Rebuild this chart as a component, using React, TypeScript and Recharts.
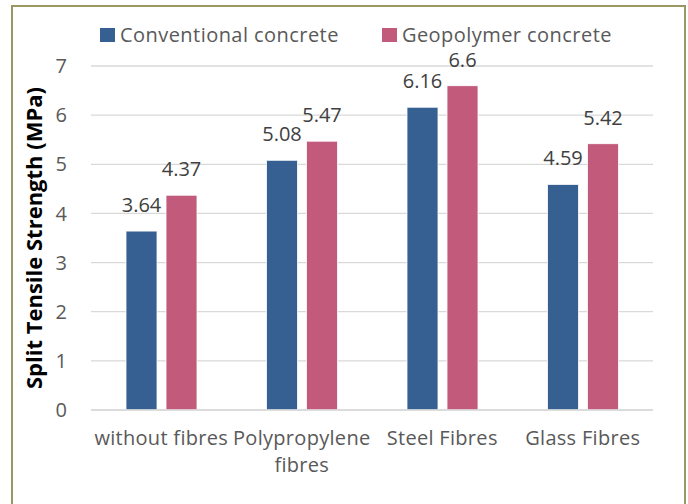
import { Bar, BarChart, CartesianGrid, LabelList, XAxis, YAxis } from "recharts";

const categories = ["without fibres", "Polypropylene fibres", "Steel Fibres", "Glass Fibres"];
const conventional = [3.64, 5.08, 6.16, 4.59];
const geopolymer = [4.37, 5.47, 6.6, 5.42];
const yTicks = [0, 1, 2, 3, 4, 5, 6, 7];

const data = categories.map((name, i) => ({
  name,
  conventional: conventional[i],
  geopolymer: geopolymer[i],
}));

const FONT = "'Open Sans', sans-serif";
const BLUE = "#365F92";
const PINK = "#C25B7B";

// splits long category names over two lines, like Excel does
function CategoryTick({ x, y, payload }: any) {
  const label: string = payload.value;
  let lines = [label];
  if (label.length > 16) {
    const cut = label.lastIndexOf(" ");
    lines = [label.slice(0, cut), label.slice(cut + 1)];
  }
  return (
    <text x={x} y={y} textAnchor="middle" fill="#595959" fontSize={20} fontFamily={FONT} letterSpacing={0.3}>
      {lines.map((l, i) => (
        <tspan key={i} x={x} dy={i === 0 ? 29 : 27}>
          {l}
        </tspan>
      ))}
    </text>
  );
}

function LegendBox() {
  const items = [
    { label: "Conventional concrete", color: BLUE },
    { label: "Geopolymer concrete", color: PINK },
  ];
  return (
    <div
      style={{
        position: "absolute",
        left: 100,
        top: 21,
        display: "flex",
        gap: 43,
        fontFamily: FONT,
        fontSize: 20,
        letterSpacing: 0.45,
        color: "#595959",
        lineHeight: "28px",
      }}
    >
      {items.map((it) => (
        <div key={it.label} style={{ display: "flex", alignItems: "center" }}>
          <span style={{ width: 15, height: 14, background: it.color, marginRight: 5, display: "inline-block" }} />
          <span>{it.label}</span>
        </div>
      ))}
    </div>
  );
}

export default function App() {
  return (
    <div style={{ position: "absolute", left: 0, top: 0, width: 688, height: 504, overflow: "hidden", background: "#fff" }}>
      <div
        style={{
          position: "absolute",
          left: 11,
          top: 5,
          width: 671,
          height: 520,
          border: "2px solid #9C9662",
        }}
      />
      <div style={{ position: "absolute", left: 0, top: 0 }}>
        <BarChart
          width={688}
          height={504}
          data={data}
          margin={{ top: 66, right: 35, left: 0, bottom: 34 }}
          barGap={9}
          barSize={31}
        >
          <CartesianGrid vertical={false} stroke="#D9D9D9" strokeWidth={1.3} />
          <XAxis
            dataKey="name"
            axisLine={{ stroke: "#D9D9D9", strokeWidth: 1.3 }}
            tickLine={false}
            tickMargin={0}
            height={60}
            interval={0}
            tick={<CategoryTick />}
          />
          <YAxis
            width={91}
            domain={[0, 7]}
            ticks={yTicks}
            axisLine={false}
            tickLine={false}
            tickMargin={18}
            tick={{ fill: "#595959", fontSize: 20, fontFamily: FONT }}
            label={{
              value: "Split Tensile Strength (MPa)",
              angle: -90,
              position: "insideLeft",
              offset: 0,
              dx: 34,
              dy: 0,
              style: { textAnchor: "middle", fontFamily: FONT, fontSize: 22, fontWeight: 700, fill: "#000" },
            }}
          />
          <Bar dataKey="conventional" fill={BLUE} stroke="#fff" strokeWidth={0.8} isAnimationActive={false}>
            <LabelList dataKey="conventional" position="top" offset={19} fill="#404040" fontSize={20} fontFamily={FONT} />
          </Bar>
          <Bar dataKey="geopolymer" fill={PINK} stroke="#fff" strokeWidth={0.8} isAnimationActive={false}>
            <LabelList dataKey="geopolymer" position="top" offset={19} fill="#404040" fontSize={20} fontFamily={FONT} />
          </Bar>
        </BarChart>
      </div>
      <LegendBox />
    </div>
  );
}
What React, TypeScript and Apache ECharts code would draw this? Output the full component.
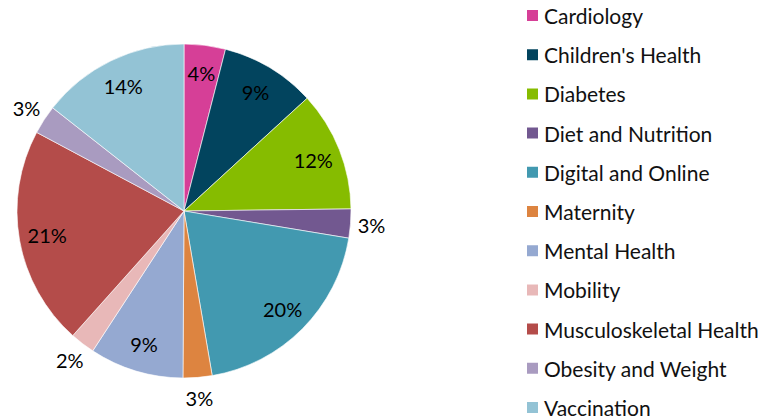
import React, { useEffect, useRef } from "react";
import * as echarts from "echarts";

const categories = [
  "Cardiology",
  "Children's Health",
  "Diabetes",
  "Diet and Nutrition",
  "Digital and Online",
  "Maternity",
  "Mental Health",
  "Mobility",
  "Musculoskeletal Health",
  "Obesity and Weight",
  "Vaccination",
];
const shares = [4.0, 9.2, 11.6, 2.8, 19.7, 2.8, 9.1, 2.4, 21.2, 2.8, 14.4];
const colors = [
  "#D63F97",
  "#02445E",
  "#86BC00",
  "#725890",
  "#4299B0",
  "#DD8440",
  "#95A9D1",
  "#E8B8B8",
  "#B44C4A",
  "#A99BC0",
  "#93C3D5",
];

const FONT = "Lato, 'Open Sans', sans-serif";

export default function App() {
  const ref = useRef<HTMLDivElement>(null);
  useEffect(() => {
    document.body.style.margin = "0";
    if (!ref.current) return;
    const chart = echarts.init(ref.current, undefined, { renderer: "svg" });
    const total = shares.reduce((a, b) => a + b, 0);
    const fmt = (p: any) => Math.round((p.value / total) * 100) + "%";
    const isSmall = (v: number) => (v / total) * 100 < 3.5;
    const center = [184, 211];
    const labelStyle = { fontFamily: FONT, fontSize: 20, color: "#000" };
    chart.setOption({
      animation: false,
      color: colors,
      legend: {
        orient: "vertical",
        left: 525,
        top: 5,
        height: 440,
        padding: 0,
        itemWidth: 13,
        itemHeight: 13,
        itemGap: 18.2,
        icon: "rect",
        data: categories,
        textStyle: { fontFamily: FONT, fontSize: 21, color: "#111", lineHeight: 20 },
      },
      series: [
        {
          type: "pie",
          center,
          radius: [0, 167],
          startAngle: 90,
          clockwise: true,
          label: { show: false },
          labelLine: { show: false },
          itemStyle: { borderColor: "#fff", borderWidth: 0.6 },
          emphasis: { disabled: true },
          data: categories.map((c, i) => ({ name: c, value: shares[i] })),
        },
        {
          type: "pie",
          center,
          radius: [105, 167],
          startAngle: 90,
          silent: true,
          legendHoverLink: false,
          itemStyle: { color: "transparent" },
          labelLine: { show: false },
          emphasis: { disabled: true },
          label: { position: "inside", formatter: fmt, ...labelStyle },
          data: categories.map((c, i) => ({
            name: c,
            value: shares[i],
            label: { show: !isSmall(shares[i]) },
          })),
        },
        {
          type: "pie",
          center,
          radius: [166, 204],
          startAngle: 90,
          silent: true,
          legendHoverLink: false,
          itemStyle: { color: "transparent" },
          labelLine: { show: false },
          emphasis: { disabled: true },
          label: { position: "inside", formatter: fmt, ...labelStyle },
          data: categories.map((c, i) => ({
            name: c,
            value: shares[i],
            label: { show: isSmall(shares[i]) },
          })),
        },
      ],
    });
    return () => chart.dispose();
  }, []);
  return <div ref={ref} style={{ width: 771, height: 420 }} />;
}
===============
*EXERCISE DESCRIPTION*:
With the pictures left out, transcribe the material exactly.

*SOLUTION TO THIS PROBLEM*:
Rebuild this chart as a component, using React, TypeScript and Recharts.
import { Bar, BarChart, CartesianGrid, LabelList, XAxis, YAxis } from "recharts";

const categories = ["without fibres", "Polypropylene fibres", "Steel Fibres", "Glass Fibres"];
const conventional = [3.64, 5.08, 6.16, 4.59];
const geopolymer = [4.37, 5.47, 6.6, 5.42];
const yTicks = [0, 1, 2, 3, 4, 5, 6, 7];

const data = categories.map((name, i) => ({
  name,
  conventional: conventional[i],
  geopolymer: geopolymer[i],
}));

const FONT = "'Open Sans', sans-serif";
const BLUE = "#365F92";
const PINK = "#C25B7B";

// splits long category names over two lines, like Excel does
function CategoryTick({ x, y, payload }: any) {
  const label: string = payload.value;
  let lines = [label];
  if (label.length > 16) {
    const cut = label.lastIndexOf(" ");
    lines = [label.slice(0, cut), label.slice(cut + 1)];
  }
  return (
    <text x={x} y={y} textAnchor="middle" fill="#595959" fontSize={20} fontFamily={FONT} letterSpacing={0.3}>
      {lines.map((l, i) => (
        <tspan key={i} x={x} dy={i === 0 ? 29 : 27}>
          {l}
        </tspan>
      ))}
    </text>
  );
}

function LegendBox() {
  const items = [
    { label: "Conventional concrete", color: BLUE },
    { label: "Geopolymer concrete", color: PINK },
  ];
  return (
    <div
      style={{
        position: "absolute",
        left: 100,
        top: 21,
        display: "flex",
        gap: 43,
        fontFamily: FONT,
        fontSize: 20,
        letterSpacing: 0.45,
        color: "#595959",
        lineHeight: "28px",
      }}
    >
      {items.map((it) => (
        <div key={it.label} style={{ display: "flex", alignItems: "center" }}>
          <span style={{ width: 15, height: 14, background: it.color, marginRight: 5, display: "inline-block" }} />
          <span>{it.label}</span>
        </div>
      ))}
    </div>
  );
}

export default function App() {
  return (
    <div style={{ position: "absolute", left: 0, top: 0, width: 688, height: 504, overflow: "hidden", background: "#fff" }}>
      <div
        style={{
          position: "absolute",
          left: 11,
          top: 5,
          width: 671,
          height: 520,
          border: "2px solid #9C9662",
        }}
      />
      <div style={{ position: "absolute", left: 0, top: 0 }}>
        <BarChart
          width={688}
          height={504}
          data={data}
          margin={{ top: 66, right: 35, left: 0, bottom: 34 }}
          barGap={9}
          barSize={31}
        >
          <CartesianGrid vertical={false} stroke="#D9D9D9" strokeWidth={1.3} />
          <XAxis
            dataKey="name"
            axisLine={{ stroke: "#D9D9D9", strokeWidth: 1.3 }}
            tickLine={false}
            tickMargin={0}
            height={60}
            interval={0}
            tick={<CategoryTick />}
          />
          <YAxis
            width={91}
            domain={[0, 7]}
            ticks={yTicks}
            axisLine={false}
            tickLine={false}
            tickMargin={18}
            tick={{ fill: "#595959", fontSize: 20, fontFamily: FONT }}
            label={{
              value: "Split Tensile Strength (MPa)",
              angle: -90,
              position: "insideLeft",
              offset: 0,
              dx: 34,
              dy: 0,
              style: { textAnchor: "middle", fontFamily: FONT, fontSize: 22, fontWeight: 700, fill: "#000" },
            }}
          />
          <Bar dataKey="conventional" fill={BLUE} stroke="#fff" strokeWidth={0.8} isAnimationActive={false}>
            <LabelList dataKey="conventional" position="top" offset={19} fill="#404040" fontSize={20} fontFamily={FONT} />
          </Bar>
          <Bar dataKey="geopolymer" fill={PINK} stroke="#fff" strokeWidth={0.8} isAnimationActive={false}>
            <LabelList dataKey="geopolymer" position="top" offset={19} fill="#404040" fontSize={20} fontFamily={FONT} />
          </Bar>
        </BarChart>
      </div>
      <LegendBox />
    </div>
  );
}
What React, TypeScript and Apache ECharts code would draw this? Output the full component.
import React, { useEffect, useRef } from "react";
import * as echarts from "echarts";

const categories = [
  "Cardiology",
  "Children's Health",
  "Diabetes",
  "Diet and Nutrition",
  "Digital and Online",
  "Maternity",
  "Mental Health",
  "Mobility",
  "Musculoskeletal Health",
  "Obesity and Weight",
  "Vaccination",
];
const shares = [4.0, 9.2, 11.6, 2.8, 19.7, 2.8, 9.1, 2.4, 21.2, 2.8, 14.4];
const colors = [
  "#D63F97",
  "#02445E",
  "#86BC00",
  "#725890",
  "#4299B0",
  "#DD8440",
  "#95A9D1",
  "#E8B8B8",
  "#B44C4A",
  "#A99BC0",
  "#93C3D5",
];

const FONT = "Lato, 'Open Sans', sans-serif";

export default function App() {
  const ref = useRef<HTMLDivElement>(null);
  useEffect(() => {
    document.body.style.margin = "0";
    if (!ref.current) return;
    const chart = echarts.init(ref.current, undefined, { renderer: "svg" });
    const total = shares.reduce((a, b) => a + b, 0);
    const fmt = (p: any) => Math.round((p.value / total) * 100) + "%";
    const isSmall = (v: number) => (v / total) * 100 < 3.5;
    const center = [184, 211];
    const labelStyle = { fontFamily: FONT, fontSize: 20, color: "#000" };
    chart.setOption({
      animation: false,
      color: colors,
      legend: {
        orient: "vertical",
        left: 525,
        top: 5,
        height: 440,
        padding: 0,
        itemWidth: 13,
        itemHeight: 13,
        itemGap: 18.2,
        icon: "rect",
        data: categories,
        textStyle: { fontFamily: FONT, fontSize: 21, color: "#111", lineHeight: 20 },
      },
      series: [
        {
          type: "pie",
          center,
          radius: [0, 167],
          startAngle: 90,
          clockwise: true,
          label: { show: false },
          labelLine: { show: false },
          itemStyle: { borderColor: "#fff", borderWidth: 0.6 },
          emphasis: { disabled: true },
          data: categories.map((c, i) => ({ name: c, value: shares[i] })),
        },
        {
          type: "pie",
          center,
          radius: [105, 167],
          startAngle: 90,
          silent: true,
          legendHoverLink: false,
          itemStyle: { color: "transparent" },
          labelLine: { show: false },
          emphasis: { disabled: true },
          label: { position: "inside", formatter: fmt, ...labelStyle },
          data: categories.map((c, i) => ({
            name: c,
            value: shares[i],
            label: { show: !isSmall(shares[i]) },
          })),
        },
        {
          type: "pie",
          center,
          radius: [166, 204],
          startAngle: 90,
          silent: true,
          legendHoverLink: false,
          itemStyle: { color: "transparent" },
          labelLine: { show: false },
          emphasis: { disabled: true },
          label: { position: "inside", formatter: fmt, ...labelStyle },
          data: categories.map((c, i) => ({
            name: c,
            value: shares[i],
            label: { show: isSmall(shares[i]) },
          })),
        },
      ],
    });
    return () => chart.dispose();
  }, []);
  return <div ref={ref} style={{ width: 771, height: 420 }} />;
}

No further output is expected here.